March 24, 2016 3:37 pm

Last year, it was reported that New York City’s population had increased by 52,700 people between 2013 and 2014, hitting 8,491,079, and nearing what the city had previously projected for 2020. Today, the American Community Survey released updated data as of July 1, 2015, showing another large increase of 55,211, putting the five boroughs’ population at 8,550,405 – just 502 people short of the official 2020 projection.

The continued gains are unsurprising considering the general trends across much of the United States since the recession, which have been pushing numbers across most cities substantially higher. New York City also suffered from what many believe to have been an undercount as of the 2010 Census, which left additional room for numbers to catch up with reality.

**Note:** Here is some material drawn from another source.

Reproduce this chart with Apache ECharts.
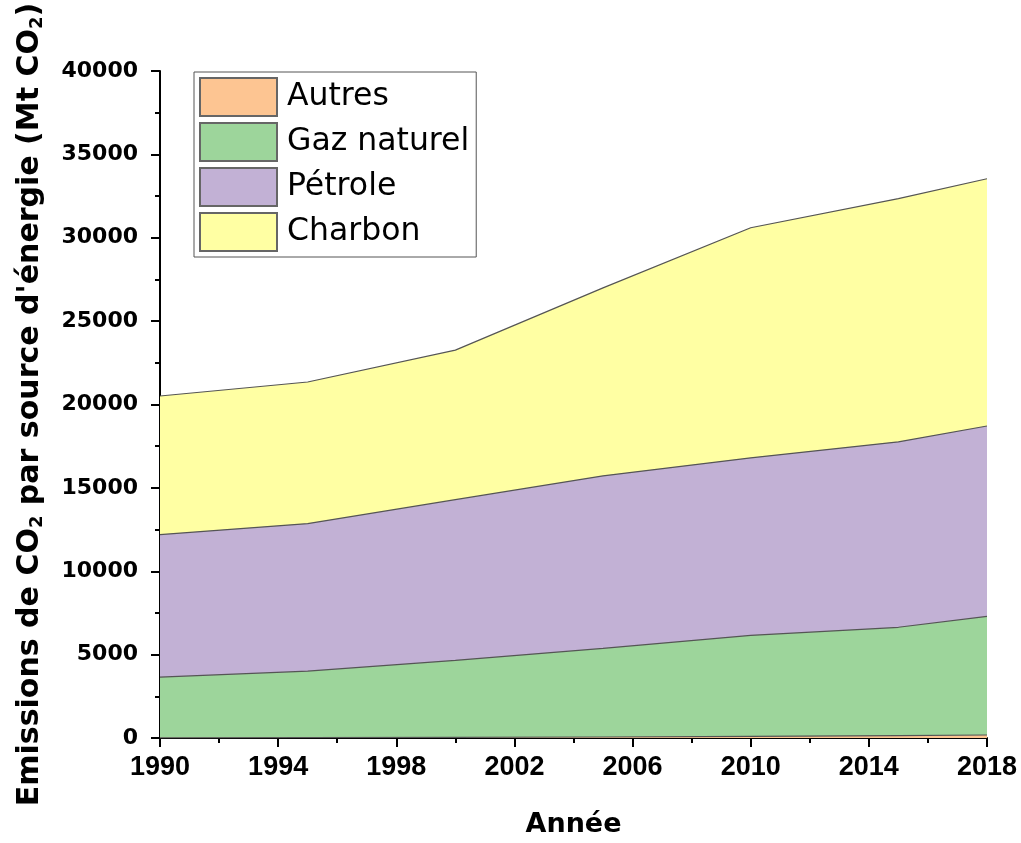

The strongest borough in terms of numerical growth was Queens, which gained 16,700 people. Brooklyn was next, with a gain of 16,015, followed by the Bronx, with a gain of 13,687. The slowest growing boroughs were Manhattan and Staten Island, with changes of 7,552 and 1,257 individuals, respectively. Percentage-wise, the Bronx led the pack, with an increase of .95 percent year-over-year, beating out Queens’ .72 percent increase.

These changes show how the outer boroughs continue to consolidate gains, and if the permit activity in this year’s YIMBY report is any indicator, the trend should continue through the near future. While filings have now cooled off substantially in Manhattan and much of Brooklyn, momentum in areas where pricing has not reached obscene levels remains strong; The Bronx and Queens are densifying particularly quickly, and with construction activity continuing to increase in the Bronx and remaining strong in Queens, those two boroughs are likely to continue leading the city for the next few years.

While Manhattan has continued to see increases, its lack of buildable land has limited substantial growth. But this could also change in the coming years, as several neighborhoods are now experiencing major spikes in verticality, including the Financial District and Hudson Yards, where the city’s largest building by unit count (1,175) is set to open this year at 605 West 42nd Street.

The picture in Brooklyn is also positive, although mixed. While year over year filing activity has dropped significantly, population gains remain impressive, though accessibility issues may soon affect the growth of both Greenpoint and Williamsburg, which could face several years of subway disruptions. This may blunt momentum along the waterfront, but neighborhoods across inner Brooklyn should pick up the slack, and the accelerating boom in Downtown Brooklyn should also even out any pause along the East River.